• **What is asked**
Only the pictures are omitted; repeat all other data exactly.

>> begin

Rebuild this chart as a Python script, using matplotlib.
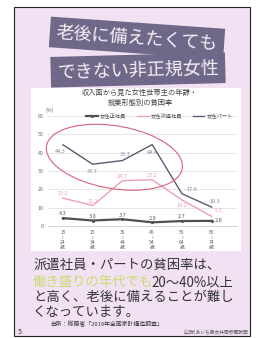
import matplotlib
matplotlib.use('Agg')
import matplotlib.pyplot as plt
from matplotlib.patches import Rectangle, Ellipse

plt.rcParams['font.family'] = ['Noto Sans CJK JP', 'DejaVu Sans']

# data
ages = ['15\n≀\n24\n歳', '25\n≀\n34\n歳', '35\n≀\n44\n歳', '45\n≀\n54\n歳', '55\n≀\n64\n歳', '65\n≀\n74\n歳']
seishain = [4.3, 3.0, 3.7, 2.0, 2.7, 2.8]
haken = [15.2, 11.2, 24.7, 25.2, 14.2, 5.2]
part = [44.3, 33.7, 35.7, 44.4, 17.6, 10.3]
series_names = ['女性正社員', '女性派遣社員', '女性パート']
yticks = [0, 10, 20, 30, 40, 50, 60]

W, H = 258, 338
fig = plt.figure(figsize=(W / 100, H / 100), dpi=100)
fig.patch.set_facecolor('white')


def fx(px):
    return px / W


def fy(py):
    return 1 - py / H


# slide background and white chart panel
fig.patches.append(Rectangle((fx(14), fy(336)), fx(236), (329) / H, transform=fig.transFigure,
                             fc='#f1e1f3', ec='#222222', lw=0.8, zorder=0))
fig.patches.append(Rectangle((fx(31), fy(251)), fx(210), (163) / H, transform=fig.transFigure,
                             fc='white', ec='none', zorder=1))

# title banners
banner = '#6f6889'
fig.text(fx(137), fy(38), '老後に備えたくても', ha='center', va='center', rotation=-4,
         fontsize=13, color='#f6f0f8', zorder=3,
         bbox=dict(boxstyle='square,pad=0.35', fc=banner, ec='none'))
fig.text(fx(138), fy(70), 'できない非正規女性', ha='center', va='center', rotation=1.5,
         fontsize=13, color='#f6f0f8', zorder=3,
         bbox=dict(boxstyle='square,pad=0.35', fc=banner, ec='none'))

# chart title
fig.text(fx(140), fy(98), '収入面から見た女性世帯主の年齢・\n就業形態別の貧困率', ha='center', va='center',
         fontsize=5.2, color='#444444', linespacing=1.2, zorder=3)
fig.text(fx(46), fy(110), '(%)', ha='left', va='center', fontsize=3.8, color='#666666', zorder=3)

ax = fig.add_axes([fx(48), fy(226), fx(189), 110 / H])
ax.set_zorder(5)
ax.set_facecolor('none')
x = list(range(len(ages)))

c_sei = '#505050'
c_hak = '#ef9fb2'
c_par = '#5e5875'
ax.plot(x, seishain, color=c_sei, lw=1.6, marker='o', ms=1.2, label=series_names[0], clip_on=False, zorder=3)
ax.plot(x, haken, color=c_hak, lw=1.0, label=series_names[1], clip_on=False, zorder=3)
ax.plot(x, part, color=c_par, lw=1.0, label=series_names[2], clip_on=False, zorder=3)

# value labels
sei_off = [(0, 3), (0, 3), (0, 3), (0, 3), (0, 3), (5, 0)]
for i, v in enumerate(seishain):
    ax.annotate(f'{v:.1f}', (i, v), xytext=sei_off[i], textcoords='offset points',
                ha='center', va='center', fontsize=4, color='#555555')
hak_off = [(0, 3), (0, 3), (0, 3), (0, 3), (0, -4), (5, 4)]
for i, v in enumerate(haken):
    ax.annotate(f'{v:.1f}', (i, v), xytext=hak_off[i], textcoords='offset points',
                ha='center', va='center', fontsize=4, color='#f0a0b4')
par_off = [(-2, -5), (0, -5), (2, 4), (0, -6), (7, 3), (2, 4)]
for i, v in enumerate(part):
    ax.annotate(f'{v:.1f}', (i, v), xytext=par_off[i], textcoords='offset points',
                ha='center', va='center', fontsize=4, color='#8a849a')

# highlight ellipse
ax.add_patch(Ellipse((1.73, 37.5), 4.4, 36, angle=2, fill=False, ec='#d8627a', lw=0.8,
                     clip_on=False, zorder=4))

ax.set_xlim(-0.5, 5.85)
ax.set_ylim(0, 60)
ax.set_yticks(yticks)
ax.set_yticklabels([str(t) for t in yticks], fontsize=3.8, color='#666666')
ax.set_xticks(x)
ax.set_xticklabels(ages, fontsize=3.6, color='#666666', linespacing=1.0)
ax.tick_params(length=0, pad=3)
ax.grid(axis='y', color='#e2e2e2', lw=0.6)
ax.set_axisbelow(True)
for s in ['top', 'right', 'left']:
    ax.spines[s].set_visible(False)
ax.spines['bottom'].set_color('#cfcfcf')
ax.spines['bottom'].set_linewidth(0.6)

ax.legend(loc='center', bbox_to_anchor=(0.59, 1.0), ncol=3, frameon=False, fontsize=3.8,
          handlelength=2.2, handletextpad=0.4, columnspacing=2.0, labelcolor='#555555')

# body text
body = '#333333'
fs = 9.6
fig.text(fx(33), fy(265), '派遣社員・パートの貧困率は、', ha='left', va='center', fontsize=fs, color=body)
fig.text(fx(33), fy(282), '働き盛りの年代でも', ha='left', va='center', fontsize=fs, color='#cadb6c')
fig.text(fx(151), fy(282), '20〜40%以上', ha='left', va='center', fontsize=fs, color=body)
fig.text(fx(33), fy(297), 'と高く、老後に備えることが難し', ha='left', va='center', fontsize=fs, color=body)
fig.text(fx(33), fy(312), 'くなっています。', ha='left', va='center', fontsize=fs, color=body)
fig.text(fx(50), fy(324), '出所：総務省「2019年全国家計構造調査」', ha='left', va='center', fontsize=4.2, color=body)
fig.text(fx(18), fy(332), '5', ha='left', va='center', fontsize=5, color=body)
fig.text(fx(248), fy(332), '(公財)あいち男女共同参画財団', ha='right', va='center', fontsize=3.4, color='#555555')

fig.savefig('out.png', dpi=100)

>> end

• **Reply to the exercise**
Rebuild this chart as a Python script, using matplotlib.
import matplotlib
matplotlib.use('Agg')
import matplotlib.pyplot as plt
from matplotlib.patches import Rectangle, Ellipse

plt.rcParams['font.family'] = ['Noto Sans CJK JP', 'DejaVu Sans']

# data
ages = ['15\n≀\n24\n歳', '25\n≀\n34\n歳', '35\n≀\n44\n歳', '45\n≀\n54\n歳', '55\n≀\n64\n歳', '65\n≀\n74\n歳']
seishain = [4.3, 3.0, 3.7, 2.0, 2.7, 2.8]
haken = [15.2, 11.2, 24.7, 25.2, 14.2, 5.2]
part = [44.3, 33.7, 35.7, 44.4, 17.6, 10.3]
series_names = ['女性正社員', '女性派遣社員', '女性パート']
yticks = [0, 10, 20, 30, 40, 50, 60]

W, H = 258, 338
fig = plt.figure(figsize=(W / 100, H / 100), dpi=100)
fig.patch.set_facecolor('white')


def fx(px):
    return px / W


def fy(py):
    return 1 - py / H


# slide background and white chart panel
fig.patches.append(Rectangle((fx(14), fy(336)), fx(236), (329) / H, transform=fig.transFigure,
                             fc='#f1e1f3', ec='#222222', lw=0.8, zorder=0))
fig.patches.append(Rectangle((fx(31), fy(251)), fx(210), (163) / H, transform=fig.transFigure,
                             fc='white', ec='none', zorder=1))

# title banners
banner = '#6f6889'
fig.text(fx(137), fy(38), '老後に備えたくても', ha='center', va='center', rotation=-4,
         fontsize=13, color='#f6f0f8', zorder=3,
         bbox=dict(boxstyle='square,pad=0.35', fc=banner, ec='none'))
fig.text(fx(138), fy(70), 'できない非正規女性', ha='center', va='center', rotation=1.5,
         fontsize=13, color='#f6f0f8', zorder=3,
         bbox=dict(boxstyle='square,pad=0.35', fc=banner, ec='none'))

# chart title
fig.text(fx(140), fy(98), '収入面から見た女性世帯主の年齢・\n就業形態別の貧困率', ha='center', va='center',
         fontsize=5.2, color='#444444', linespacing=1.2, zorder=3)
fig.text(fx(46), fy(110), '(%)', ha='left', va='center', fontsize=3.8, color='#666666', zorder=3)

ax = fig.add_axes([fx(48), fy(226), fx(189), 110 / H])
ax.set_zorder(5)
ax.set_facecolor('none')
x = list(range(len(ages)))

c_sei = '#505050'
c_hak = '#ef9fb2'
c_par = '#5e5875'
ax.plot(x, seishain, color=c_sei, lw=1.6, marker='o', ms=1.2, label=series_names[0], clip_on=False, zorder=3)
ax.plot(x, haken, color=c_hak, lw=1.0, label=series_names[1], clip_on=False, zorder=3)
ax.plot(x, part, color=c_par, lw=1.0, label=series_names[2], clip_on=False, zorder=3)

# value labels
sei_off = [(0, 3), (0, 3), (0, 3), (0, 3), (0, 3), (5, 0)]
for i, v in enumerate(seishain):
    ax.annotate(f'{v:.1f}', (i, v), xytext=sei_off[i], textcoords='offset points',
                ha='center', va='center', fontsize=4, color='#555555')
hak_off = [(0, 3), (0, 3), (0, 3), (0, 3), (0, -4), (5, 4)]
for i, v in enumerate(haken):
    ax.annotate(f'{v:.1f}', (i, v), xytext=hak_off[i], textcoords='offset points',
                ha='center', va='center', fontsize=4, color='#f0a0b4')
par_off = [(-2, -5), (0, -5), (2, 4), (0, -6), (7, 3), (2, 4)]
for i, v in enumerate(part):
    ax.annotate(f'{v:.1f}', (i, v), xytext=par_off[i], textcoords='offset points',
                ha='center', va='center', fontsize=4, color='#8a849a')

# highlight ellipse
ax.add_patch(Ellipse((1.73, 37.5), 4.4, 36, angle=2, fill=False, ec='#d8627a', lw=0.8,
                     clip_on=False, zorder=4))

ax.set_xlim(-0.5, 5.85)
ax.set_ylim(0, 60)
ax.set_yticks(yticks)
ax.set_yticklabels([str(t) for t in yticks], fontsize=3.8, color='#666666')
ax.set_xticks(x)
ax.set_xticklabels(ages, fontsize=3.6, color='#666666', linespacing=1.0)
ax.tick_params(length=0, pad=3)
ax.grid(axis='y', color='#e2e2e2', lw=0.6)
ax.set_axisbelow(True)
for s in ['top', 'right', 'left']:
    ax.spines[s].set_visible(False)
ax.spines['bottom'].set_color('#cfcfcf')
ax.spines['bottom'].set_linewidth(0.6)

ax.legend(loc='center', bbox_to_anchor=(0.59, 1.0), ncol=3, frameon=False, fontsize=3.8,
          handlelength=2.2, handletextpad=0.4, columnspacing=2.0, labelcolor='#555555')

# body text
body = '#333333'
fs = 9.6
fig.text(fx(33), fy(265), '派遣社員・パートの貧困率は、', ha='left', va='center', fontsize=fs, color=body)
fig.text(fx(33), fy(282), '働き盛りの年代でも', ha='left', va='center', fontsize=fs, color='#cadb6c')
fig.text(fx(151), fy(282), '20〜40%以上', ha='left', va='center', fontsize=fs, color=body)
fig.text(fx(33), fy(297), 'と高く、老後に備えることが難し', ha='left', va='center', fontsize=fs, color=body)
fig.text(fx(33), fy(312), 'くなっています。', ha='left', va='center', fontsize=fs, color=body)
fig.text(fx(50), fy(324), '出所：総務省「2019年全国家計構造調査」', ha='left', va='center', fontsize=4.2, color=body)
fig.text(fx(18), fy(332), '5', ha='left', va='center', fontsize=5, color=body)
fig.text(fx(248), fy(332), '(公財)あいち男女共同参画財団', ha='right', va='center', fontsize=3.4, color='#555555')

fig.savefig('out.png', dpi=100)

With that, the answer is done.